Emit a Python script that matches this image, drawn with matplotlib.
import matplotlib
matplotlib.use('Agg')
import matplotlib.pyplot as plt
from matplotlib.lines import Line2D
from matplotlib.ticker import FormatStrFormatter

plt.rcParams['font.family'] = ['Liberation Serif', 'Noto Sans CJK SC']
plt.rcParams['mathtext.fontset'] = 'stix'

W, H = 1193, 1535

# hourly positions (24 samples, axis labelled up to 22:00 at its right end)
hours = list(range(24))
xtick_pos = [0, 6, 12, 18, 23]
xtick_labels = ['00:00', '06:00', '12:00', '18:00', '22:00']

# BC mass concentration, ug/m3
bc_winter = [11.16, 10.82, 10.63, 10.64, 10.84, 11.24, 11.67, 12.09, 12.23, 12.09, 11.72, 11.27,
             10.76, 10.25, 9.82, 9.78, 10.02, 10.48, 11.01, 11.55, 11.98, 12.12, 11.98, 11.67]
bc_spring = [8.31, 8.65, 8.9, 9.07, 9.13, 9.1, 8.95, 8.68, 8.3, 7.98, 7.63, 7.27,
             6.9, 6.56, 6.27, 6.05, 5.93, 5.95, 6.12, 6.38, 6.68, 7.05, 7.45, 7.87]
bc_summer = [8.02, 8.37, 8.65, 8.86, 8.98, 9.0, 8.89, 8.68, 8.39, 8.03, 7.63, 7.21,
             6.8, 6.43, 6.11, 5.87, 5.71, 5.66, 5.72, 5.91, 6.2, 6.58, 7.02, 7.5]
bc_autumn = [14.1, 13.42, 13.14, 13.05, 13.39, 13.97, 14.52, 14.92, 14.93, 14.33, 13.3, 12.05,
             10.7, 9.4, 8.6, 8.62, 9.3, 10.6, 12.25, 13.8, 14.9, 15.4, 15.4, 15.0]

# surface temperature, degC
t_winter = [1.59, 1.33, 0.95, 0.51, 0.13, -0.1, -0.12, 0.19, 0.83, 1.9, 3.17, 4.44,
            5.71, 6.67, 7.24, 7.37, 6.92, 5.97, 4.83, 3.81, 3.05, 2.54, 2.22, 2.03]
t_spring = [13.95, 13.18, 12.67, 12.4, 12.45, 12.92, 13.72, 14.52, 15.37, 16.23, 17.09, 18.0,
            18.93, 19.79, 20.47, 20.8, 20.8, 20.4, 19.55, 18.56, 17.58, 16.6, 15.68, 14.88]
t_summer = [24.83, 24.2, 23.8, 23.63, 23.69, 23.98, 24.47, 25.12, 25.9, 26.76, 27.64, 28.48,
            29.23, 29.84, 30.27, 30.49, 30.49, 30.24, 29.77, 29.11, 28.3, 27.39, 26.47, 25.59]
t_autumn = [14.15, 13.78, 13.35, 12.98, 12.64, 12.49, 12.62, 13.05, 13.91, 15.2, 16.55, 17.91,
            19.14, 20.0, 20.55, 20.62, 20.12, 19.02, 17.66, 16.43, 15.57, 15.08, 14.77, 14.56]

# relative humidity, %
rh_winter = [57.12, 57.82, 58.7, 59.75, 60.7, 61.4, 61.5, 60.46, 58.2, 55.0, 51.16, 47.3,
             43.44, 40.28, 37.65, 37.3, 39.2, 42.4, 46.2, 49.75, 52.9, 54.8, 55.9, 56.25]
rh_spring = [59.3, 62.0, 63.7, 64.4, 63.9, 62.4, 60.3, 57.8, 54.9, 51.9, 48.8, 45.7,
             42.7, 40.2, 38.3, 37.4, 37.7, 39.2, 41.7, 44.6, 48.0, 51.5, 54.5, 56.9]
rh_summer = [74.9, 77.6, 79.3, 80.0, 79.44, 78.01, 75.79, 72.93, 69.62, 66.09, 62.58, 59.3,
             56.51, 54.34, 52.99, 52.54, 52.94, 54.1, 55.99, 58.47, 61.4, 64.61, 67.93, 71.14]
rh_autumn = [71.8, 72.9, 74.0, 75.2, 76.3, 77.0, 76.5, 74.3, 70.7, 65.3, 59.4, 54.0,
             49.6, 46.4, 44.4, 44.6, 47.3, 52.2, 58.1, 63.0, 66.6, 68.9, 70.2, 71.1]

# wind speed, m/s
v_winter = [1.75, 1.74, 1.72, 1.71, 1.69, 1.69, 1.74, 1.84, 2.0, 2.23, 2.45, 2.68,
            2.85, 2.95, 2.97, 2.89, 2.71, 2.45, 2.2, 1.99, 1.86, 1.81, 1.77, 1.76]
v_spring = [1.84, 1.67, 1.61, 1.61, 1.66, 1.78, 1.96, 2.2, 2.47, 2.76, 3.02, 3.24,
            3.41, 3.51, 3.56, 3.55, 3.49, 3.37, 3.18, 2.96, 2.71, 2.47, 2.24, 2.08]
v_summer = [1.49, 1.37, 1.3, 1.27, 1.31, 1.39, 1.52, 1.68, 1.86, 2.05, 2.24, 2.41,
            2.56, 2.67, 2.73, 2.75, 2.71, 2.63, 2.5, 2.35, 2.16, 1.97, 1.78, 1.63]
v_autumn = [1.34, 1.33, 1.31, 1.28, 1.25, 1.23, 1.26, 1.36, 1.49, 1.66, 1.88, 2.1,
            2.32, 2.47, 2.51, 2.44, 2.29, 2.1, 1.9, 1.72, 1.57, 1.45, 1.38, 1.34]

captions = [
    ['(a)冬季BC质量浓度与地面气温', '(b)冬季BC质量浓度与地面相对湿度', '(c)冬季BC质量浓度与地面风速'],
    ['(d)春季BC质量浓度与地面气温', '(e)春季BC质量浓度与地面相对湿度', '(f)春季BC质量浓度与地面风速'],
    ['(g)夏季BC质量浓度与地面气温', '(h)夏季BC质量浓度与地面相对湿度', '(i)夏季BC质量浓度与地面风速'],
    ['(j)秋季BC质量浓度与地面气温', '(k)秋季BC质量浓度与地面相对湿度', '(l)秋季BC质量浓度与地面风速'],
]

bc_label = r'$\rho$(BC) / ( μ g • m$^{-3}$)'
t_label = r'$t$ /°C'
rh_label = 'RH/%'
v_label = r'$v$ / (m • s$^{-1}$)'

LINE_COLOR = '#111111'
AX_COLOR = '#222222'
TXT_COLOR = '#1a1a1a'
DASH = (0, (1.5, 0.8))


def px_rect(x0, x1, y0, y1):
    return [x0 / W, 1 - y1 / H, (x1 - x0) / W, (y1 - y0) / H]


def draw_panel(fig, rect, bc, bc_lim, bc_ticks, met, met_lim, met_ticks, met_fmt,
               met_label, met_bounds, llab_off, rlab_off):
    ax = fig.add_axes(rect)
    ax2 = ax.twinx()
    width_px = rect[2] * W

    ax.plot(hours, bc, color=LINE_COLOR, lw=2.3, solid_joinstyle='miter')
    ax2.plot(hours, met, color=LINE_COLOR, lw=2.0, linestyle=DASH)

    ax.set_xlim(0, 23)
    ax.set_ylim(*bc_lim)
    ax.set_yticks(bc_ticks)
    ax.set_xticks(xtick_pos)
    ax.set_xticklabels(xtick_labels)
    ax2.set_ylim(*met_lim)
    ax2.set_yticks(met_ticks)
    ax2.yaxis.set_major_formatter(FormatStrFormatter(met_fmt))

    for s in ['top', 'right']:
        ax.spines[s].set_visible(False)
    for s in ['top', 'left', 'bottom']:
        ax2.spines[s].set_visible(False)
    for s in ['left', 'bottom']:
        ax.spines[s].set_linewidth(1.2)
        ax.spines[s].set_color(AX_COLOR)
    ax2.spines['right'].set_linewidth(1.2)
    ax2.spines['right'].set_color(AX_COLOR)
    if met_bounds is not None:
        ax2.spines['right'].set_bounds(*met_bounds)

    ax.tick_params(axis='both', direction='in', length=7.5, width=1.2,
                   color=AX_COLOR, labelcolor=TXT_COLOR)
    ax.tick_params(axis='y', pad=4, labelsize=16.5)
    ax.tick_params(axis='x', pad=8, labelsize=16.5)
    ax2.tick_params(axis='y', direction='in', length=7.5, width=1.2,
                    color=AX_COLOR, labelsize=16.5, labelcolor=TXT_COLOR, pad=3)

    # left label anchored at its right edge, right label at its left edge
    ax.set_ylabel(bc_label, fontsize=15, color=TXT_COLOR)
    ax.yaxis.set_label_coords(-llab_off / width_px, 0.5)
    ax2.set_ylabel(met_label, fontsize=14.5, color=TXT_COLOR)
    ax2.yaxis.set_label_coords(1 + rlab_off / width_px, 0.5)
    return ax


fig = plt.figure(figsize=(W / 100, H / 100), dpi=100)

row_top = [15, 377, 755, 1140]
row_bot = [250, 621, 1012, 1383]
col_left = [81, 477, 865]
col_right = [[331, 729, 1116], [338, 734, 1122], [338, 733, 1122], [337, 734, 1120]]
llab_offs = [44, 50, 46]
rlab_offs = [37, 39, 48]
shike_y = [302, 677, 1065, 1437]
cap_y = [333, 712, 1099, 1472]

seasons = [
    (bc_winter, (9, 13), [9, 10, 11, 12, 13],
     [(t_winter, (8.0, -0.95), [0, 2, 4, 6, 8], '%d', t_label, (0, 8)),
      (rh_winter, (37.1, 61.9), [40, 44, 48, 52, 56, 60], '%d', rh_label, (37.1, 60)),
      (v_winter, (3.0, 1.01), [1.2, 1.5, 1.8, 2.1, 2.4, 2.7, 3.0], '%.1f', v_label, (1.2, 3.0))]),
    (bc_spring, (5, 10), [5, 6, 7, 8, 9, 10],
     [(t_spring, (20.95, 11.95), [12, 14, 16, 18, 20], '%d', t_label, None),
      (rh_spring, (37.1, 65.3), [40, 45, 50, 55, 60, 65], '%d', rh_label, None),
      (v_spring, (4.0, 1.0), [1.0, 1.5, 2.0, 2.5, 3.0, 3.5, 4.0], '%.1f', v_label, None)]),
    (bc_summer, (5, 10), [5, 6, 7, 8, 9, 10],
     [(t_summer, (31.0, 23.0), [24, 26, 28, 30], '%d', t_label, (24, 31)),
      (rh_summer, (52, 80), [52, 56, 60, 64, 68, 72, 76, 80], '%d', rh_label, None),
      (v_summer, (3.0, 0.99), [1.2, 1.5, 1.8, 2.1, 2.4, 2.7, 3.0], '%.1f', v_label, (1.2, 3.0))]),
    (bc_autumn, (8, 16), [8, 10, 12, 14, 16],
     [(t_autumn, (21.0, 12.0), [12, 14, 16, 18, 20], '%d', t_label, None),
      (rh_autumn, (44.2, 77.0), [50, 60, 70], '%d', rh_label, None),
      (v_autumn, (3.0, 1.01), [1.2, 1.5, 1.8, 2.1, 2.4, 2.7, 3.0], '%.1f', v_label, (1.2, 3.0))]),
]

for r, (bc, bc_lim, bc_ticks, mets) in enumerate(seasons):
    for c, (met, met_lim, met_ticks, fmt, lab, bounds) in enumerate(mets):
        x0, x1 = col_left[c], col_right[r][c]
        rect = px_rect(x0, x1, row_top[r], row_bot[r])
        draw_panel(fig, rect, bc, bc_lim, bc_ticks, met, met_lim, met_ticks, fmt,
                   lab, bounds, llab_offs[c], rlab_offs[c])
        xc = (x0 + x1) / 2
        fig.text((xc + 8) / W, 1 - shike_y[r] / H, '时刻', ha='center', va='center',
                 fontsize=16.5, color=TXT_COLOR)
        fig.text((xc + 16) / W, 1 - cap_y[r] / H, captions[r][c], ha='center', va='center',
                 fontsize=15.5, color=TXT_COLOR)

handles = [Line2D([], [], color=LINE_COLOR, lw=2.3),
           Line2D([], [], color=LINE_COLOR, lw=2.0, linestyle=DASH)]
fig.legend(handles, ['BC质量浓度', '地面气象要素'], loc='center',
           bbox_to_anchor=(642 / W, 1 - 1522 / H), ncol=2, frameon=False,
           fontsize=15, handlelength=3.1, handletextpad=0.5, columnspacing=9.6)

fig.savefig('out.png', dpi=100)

==*==

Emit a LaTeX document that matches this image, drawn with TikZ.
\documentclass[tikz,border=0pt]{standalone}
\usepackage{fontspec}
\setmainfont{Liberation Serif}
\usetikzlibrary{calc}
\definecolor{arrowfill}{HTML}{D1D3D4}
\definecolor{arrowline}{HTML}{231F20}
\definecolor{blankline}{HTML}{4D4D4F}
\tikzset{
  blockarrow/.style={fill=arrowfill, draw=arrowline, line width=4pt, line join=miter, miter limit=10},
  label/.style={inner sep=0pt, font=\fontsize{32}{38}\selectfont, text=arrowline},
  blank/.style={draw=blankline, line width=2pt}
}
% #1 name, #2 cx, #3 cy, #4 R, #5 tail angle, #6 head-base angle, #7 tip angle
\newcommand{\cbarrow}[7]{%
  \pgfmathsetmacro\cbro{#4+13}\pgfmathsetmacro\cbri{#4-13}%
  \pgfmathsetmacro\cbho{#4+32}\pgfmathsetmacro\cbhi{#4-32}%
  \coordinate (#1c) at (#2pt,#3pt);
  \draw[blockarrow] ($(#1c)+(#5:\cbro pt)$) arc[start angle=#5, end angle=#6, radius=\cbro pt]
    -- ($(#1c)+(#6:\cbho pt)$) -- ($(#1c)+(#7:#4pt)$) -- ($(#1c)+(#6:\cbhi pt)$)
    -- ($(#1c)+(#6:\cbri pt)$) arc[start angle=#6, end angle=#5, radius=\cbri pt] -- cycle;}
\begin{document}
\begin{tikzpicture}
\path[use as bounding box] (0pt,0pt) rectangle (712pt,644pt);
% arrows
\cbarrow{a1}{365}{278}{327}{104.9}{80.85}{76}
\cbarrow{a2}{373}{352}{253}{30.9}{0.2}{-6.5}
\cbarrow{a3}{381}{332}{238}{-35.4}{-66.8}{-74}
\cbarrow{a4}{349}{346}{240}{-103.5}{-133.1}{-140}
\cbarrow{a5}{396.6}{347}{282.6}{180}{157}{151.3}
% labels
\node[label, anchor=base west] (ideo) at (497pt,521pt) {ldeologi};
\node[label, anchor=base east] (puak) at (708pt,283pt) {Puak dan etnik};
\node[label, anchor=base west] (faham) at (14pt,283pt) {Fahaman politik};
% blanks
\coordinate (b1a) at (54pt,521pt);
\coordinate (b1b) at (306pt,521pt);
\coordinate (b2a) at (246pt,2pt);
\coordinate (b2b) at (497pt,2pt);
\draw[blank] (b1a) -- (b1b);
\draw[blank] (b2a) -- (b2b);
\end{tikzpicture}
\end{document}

==*==

> **Written instruction**
The lines to extract from the data above begin with the line containing "Emit a Python" and end with the line containing "W, H = 1193, 1535". Extract them exactly, including both.

> **Solution below**
Emit a Python script that matches this image, drawn with matplotlib.
import matplotlib
matplotlib.use('Agg')
import matplotlib.pyplot as plt
from matplotlib.lines import Line2D
from matplotlib.ticker import FormatStrFormatter

plt.rcParams['font.family'] = ['Liberation Serif', 'Noto Sans CJK SC']
plt.rcParams['mathtext.fontset'] = 'stix'

W, H = 1193, 1535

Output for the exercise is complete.